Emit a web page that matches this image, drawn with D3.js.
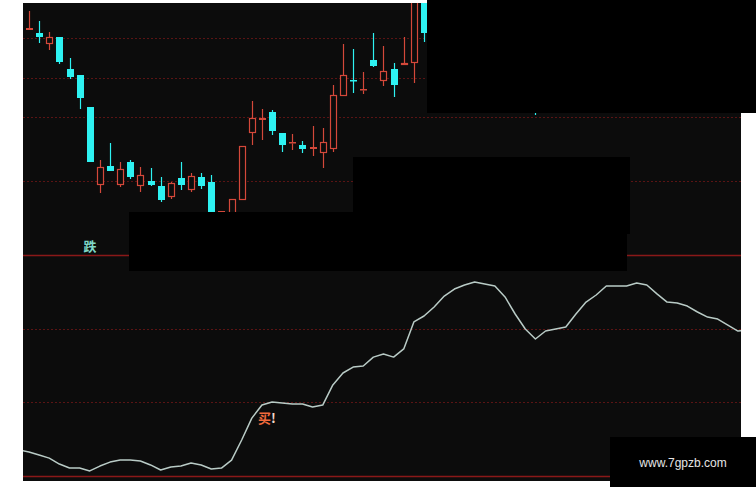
<!DOCTYPE html>
<html><head><meta charset="utf-8">
<script src="https://cdn.jsdelivr.net/npm/d3@7"></script>
<style>html,body{margin:0;padding:0;background:#fff;}svg{display:block;}</style>
</head><body>
<script>
// ---- data ----
const candleIndex = [0,1,2,3,4,5,6,7,8,9,10,11,12,13,14,15,16,17,18,19,20,21,22,23,24,25,26,27,28,29,30,31,32,33,34,35,36,37,38,39,50];
const openV  = [11.46,11.40,11.18,11.32,10.68,10.56,9.92,8.36,8.74,8.36,8.82,8.34,8.44,8.34,8.12,8.50,8.26,8.52,8.42,7.82,7.78,8.06,9.40,9.66,9.82,9.40,9.20,9.16,9.08,9.00,9.08,10.14,10.46,10.26,10.86,10.44,10.68,10.76,10.80,12.20,10.90];
const highV  = [11.84,11.64,11.42,11.32,10.90,10.56,9.92,8.86,9.20,8.82,8.86,8.72,8.70,8.52,8.42,8.82,8.60,8.60,8.56,7.84,8.08,9.14,10.04,9.88,9.86,9.40,9.38,9.24,9.54,9.50,10.36,11.18,11.08,10.62,11.40,11.14,10.80,11.32,12.30,12.30,11.20];
const lowV   = [11.46,11.20,11.06,10.78,10.48,9.88,8.82,8.20,8.64,8.32,8.48,8.22,8.34,8.02,8.08,8.26,8.22,8.28,7.78,7.70,7.78,8.06,9.16,9.26,9.36,9.02,9.06,9.00,8.94,8.70,9.02,10.14,10.20,10.18,10.72,10.34,10.12,10.76,10.40,11.22,9.76];
const closeV = [11.50,11.32,11.32,10.82,10.52,10.10,8.82,8.72,8.64,8.68,8.52,8.56,8.36,8.06,8.40,8.36,8.54,8.34,7.80,7.84,8.08,9.14,9.70,9.70,9.44,9.16,9.22,9.08,9.12,9.22,10.16,10.56,10.44,10.28,10.74,10.64,10.36,10.80,12.20,11.40,10.10];
const priceGrid = [11.30, 10.50, 9.72, 8.44];

const lineIndex = [-1,0,1,2,3,4,5,6,7,8,9,10,11,12,13,14,15,16,17,18,19,20,21,22,23,24,25,26,27,28,29,30,31,32,33,34,35,36,37,38,39,40,41,42,43,44,45,46,47,48,49,50,51,52,53,54,55,56,57,58,59,60,61,62,63,64,65,66,67,68,69,70,71];
const lineValues = [11.8,10.9,9.5,8.1,5.4,3.6,3.6,2.3,4.5,6.3,7.2,7.2,6.8,5.0,2.7,4.1,4.5,5.9,5.0,3.2,3.6,7.2,16.3,26.2,32.1,33.5,33.0,32.6,32.6,31.2,32.1,41.2,46.6,49.3,49.8,53.8,55.2,53.8,57.5,69.7,72.4,76.5,81.4,84.6,86.4,87.8,86.9,86.0,81.0,73.3,66.5,62.0,65.6,66.5,67.4,73.3,78.7,81.9,86.0,86.0,86.0,87.3,86.4,82.4,78.7,78.3,76.9,74.2,71.9,71.0,68.3,65.6,66.1];
const indGrid = [33.3, 66.7];

// ---- layout ----
const W = 756, H = 487;
const P = {x0: 23, x1: 741, y0: 3, y1: 481};
const upTop = 3, upBot = 255, loTop = 255, loBot = 476;
const RED = "#d4483a", CYAN = "#2ef2f2", BG = "#0c0c0c";

const svg = d3.select("body").append("svg").attr("width", W).attr("height", H);
svg.append("rect").attr("width", W).attr("height", H).attr("fill", "#fff");
svg.append("rect").attr("x", P.x0).attr("y", P.y0).attr("width", P.x1 - P.x0).attr("height", P.y1 - P.y0).attr("fill", BG);

const defs = svg.append("defs");
defs.append("clipPath").attr("id", "cUp").append("rect").attr("x", P.x0).attr("y", upTop).attr("width", P.x1 - P.x0).attr("height", upBot - upTop);
defs.append("clipPath").attr("id", "cLo").append("rect").attr("x", P.x0).attr("y", loTop).attr("width", P.x1 - P.x0).attr("height", loBot - loTop);

const x = d3.scaleLinear().domain([0, 39]).range([29, 424]);
const yP = d3.scaleLinear().domain([7.0, 12.0]).range([253, 3]);
const yI = d3.scaleLinear().domain([0, 100]).range([loBot, loTop]);

// grid lines
svg.append("g").selectAll("line").data(priceGrid).join("line")
  .attr("x1", P.x0).attr("x2", P.x1).attr("y1", d => Math.round(yP(d)) + 0.5).attr("y2", d => Math.round(yP(d)) + 0.5)
  .attr("stroke", "#5a1414").attr("stroke-width", 1).attr("stroke-dasharray", "2,2");
svg.append("g").selectAll("line").data(indGrid).join("line")
  .attr("x1", P.x0).attr("x2", P.x1).attr("y1", d => Math.round(yI(d)) + 0.5).attr("y2", d => Math.round(yI(d)) + 0.5)
  .attr("stroke", "#5a1414").attr("stroke-width", 1).attr("stroke-dasharray", "2,2");
// solid separators
[yI(100), yI(0)].forEach(v => {
  svg.append("line").attr("x1", P.x0).attr("x2", P.x1).attr("y1", Math.round(v) + 0.5).attr("y2", Math.round(v) + 0.5)
    .attr("stroke", "#8a1818").attr("stroke-width", 1.5);
});

// candles
const candles = candleIndex.map((i, k) => ({i, o: openV[k], h: highV[k], l: lowV[k], c: closeV[k]}));
const gC = svg.append("g").attr("clip-path", "url(#cUp)");
const bw = 7;
candles.forEach(d => {
  const up = d.c >= d.o;
  const col = up ? RED : CYAN;
  const cx = Math.round(x(d.i)) + 0.5;
  const top = yP(Math.max(d.o, d.c)), bot = yP(Math.min(d.o, d.c));
  const bh = Math.max(1.5, bot - top);
  if (up) {
    gC.append("line").attr("x1", cx).attr("x2", cx).attr("y1", yP(d.h)).attr("y2", top).attr("stroke", col).attr("stroke-width", 1.2);
    gC.append("line").attr("x1", cx).attr("x2", cx).attr("y1", top + bh).attr("y2", yP(d.l)).attr("stroke", col).attr("stroke-width", 1.2);
    if (bh <= 2) {
      gC.append("rect").attr("x", cx - bw / 2).attr("y", top).attr("width", bw).attr("height", bh).attr("fill", col);
    } else {
      gC.append("rect").attr("x", cx - bw / 2 + 0.5).attr("y", top + 0.5).attr("width", bw - 1).attr("height", bh - 1)
        .attr("fill", BG).attr("stroke", col).attr("stroke-width", 1.2);
    }
  } else {
    gC.append("line").attr("x1", cx).attr("x2", cx).attr("y1", yP(d.h)).attr("y2", yP(d.l)).attr("stroke", col).attr("stroke-width", 1.2);
    gC.append("rect").attr("x", cx - bw / 2).attr("y", top).attr("width", bw).attr("height", bh).attr("fill", col);
  }
});

// indicator line
const lineData = lineIndex.map((i, k) => ({i, v: lineValues[k]}));
svg.append("g").attr("clip-path", "url(#cLo)").append("path").datum(lineData)
  .attr("d", d3.line().x(d => x(d.i)).y(d => yI(d.v)))
  .attr("fill", "none").attr("stroke", "#b9cbc6").attr("stroke-width", 1.5).attr("stroke-linejoin", "round");

// black cover boxes
svg.append("rect").attr("x", 427).attr("y", 0).attr("width", 329).attr("height", 113).attr("fill", "#000");
svg.append("rect").attr("x", 353).attr("y", 157).attr("width", 277).attr("height", 77).attr("fill", "#000");
svg.append("rect").attr("x", 129).attr("y", 212).attr("width", 498).attr("height", 59).attr("fill", "#000");
svg.append("rect").attr("x", 610).attr("y", 437).attr("width", 146).attr("height", 50).attr("fill", "#000");

// labels
svg.append("text").attr("x", 90).attr("y", 251).attr("text-anchor", "middle")
  .attr("font-family", "'Noto Sans CJK SC', sans-serif").attr("font-size", 13).attr("font-weight", "bold")
  .attr("fill", "#7fd8c8").text("跌");
const buy = svg.append("text").attr("x", 258).attr("y", 423)
  .attr("font-family", "'Noto Sans CJK SC', sans-serif").attr("font-size", 13).attr("font-weight", "bold");
buy.append("tspan").attr("fill", "#f06a3c").text("买");
buy.append("tspan").attr("fill", "#f3d8c8").text("!");
svg.append("text").attr("x", 683).attr("y", 467).attr("text-anchor", "middle")
  .attr("font-family", "'Liberation Sans', Arial, sans-serif").attr("font-size", 12)
  .attr("fill", "#e6e6e6").text("www.7gpzb.com");
</script>
</body></html>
----------------------------------------
Repeat the lines above, starting at the first and stopping after the line that holds "const indGrid = [33.3, 66.7];", with the pictures left out.

* _TASK ANSWER_
Emit a web page that matches this image, drawn with D3.js.
<!DOCTYPE html>
<html><head><meta charset="utf-8">
<script src="https://cdn.jsdelivr.net/npm/d3@7"></script>
<style>html,body{margin:0;padding:0;background:#fff;}svg{display:block;}</style>
</head><body>
<script>
// ---- data ----
const candleIndex = [0,1,2,3,4,5,6,7,8,9,10,11,12,13,14,15,16,17,18,19,20,21,22,23,24,25,26,27,28,29,30,31,32,33,34,35,36,37,38,39,50];
const openV  = [11.46,11.40,11.18,11.32,10.68,10.56,9.92,8.36,8.74,8.36,8.82,8.34,8.44,8.34,8.12,8.50,8.26,8.52,8.42,7.82,7.78,8.06,9.40,9.66,9.82,9.40,9.20,9.16,9.08,9.00,9.08,10.14,10.46,10.26,10.86,10.44,10.68,10.76,10.80,12.20,10.90];
const highV  = [11.84,11.64,11.42,11.32,10.90,10.56,9.92,8.86,9.20,8.82,8.86,8.72,8.70,8.52,8.42,8.82,8.60,8.60,8.56,7.84,8.08,9.14,10.04,9.88,9.86,9.40,9.38,9.24,9.54,9.50,10.36,11.18,11.08,10.62,11.40,11.14,10.80,11.32,12.30,12.30,11.20];
const lowV   = [11.46,11.20,11.06,10.78,10.48,9.88,8.82,8.20,8.64,8.32,8.48,8.22,8.34,8.02,8.08,8.26,8.22,8.28,7.78,7.70,7.78,8.06,9.16,9.26,9.36,9.02,9.06,9.00,8.94,8.70,9.02,10.14,10.20,10.18,10.72,10.34,10.12,10.76,10.40,11.22,9.76];
const closeV = [11.50,11.32,11.32,10.82,10.52,10.10,8.82,8.72,8.64,8.68,8.52,8.56,8.36,8.06,8.40,8.36,8.54,8.34,7.80,7.84,8.08,9.14,9.70,9.70,9.44,9.16,9.22,9.08,9.12,9.22,10.16,10.56,10.44,10.28,10.74,10.64,10.36,10.80,12.20,11.40,10.10];
const priceGrid = [11.30, 10.50, 9.72, 8.44];

const lineIndex = [-1,0,1,2,3,4,5,6,7,8,9,10,11,12,13,14,15,16,17,18,19,20,21,22,23,24,25,26,27,28,29,30,31,32,33,34,35,36,37,38,39,40,41,42,43,44,45,46,47,48,49,50,51,52,53,54,55,56,57,58,59,60,61,62,63,64,65,66,67,68,69,70,71];
const lineValues = [11.8,10.9,9.5,8.1,5.4,3.6,3.6,2.3,4.5,6.3,7.2,7.2,6.8,5.0,2.7,4.1,4.5,5.9,5.0,3.2,3.6,7.2,16.3,26.2,32.1,33.5,33.0,32.6,32.6,31.2,32.1,41.2,46.6,49.3,49.8,53.8,55.2,53.8,57.5,69.7,72.4,76.5,81.4,84.6,86.4,87.8,86.9,86.0,81.0,73.3,66.5,62.0,65.6,66.5,67.4,73.3,78.7,81.9,86.0,86.0,86.0,87.3,86.4,82.4,78.7,78.3,76.9,74.2,71.9,71.0,68.3,65.6,66.1];
const indGrid = [33.3, 66.7];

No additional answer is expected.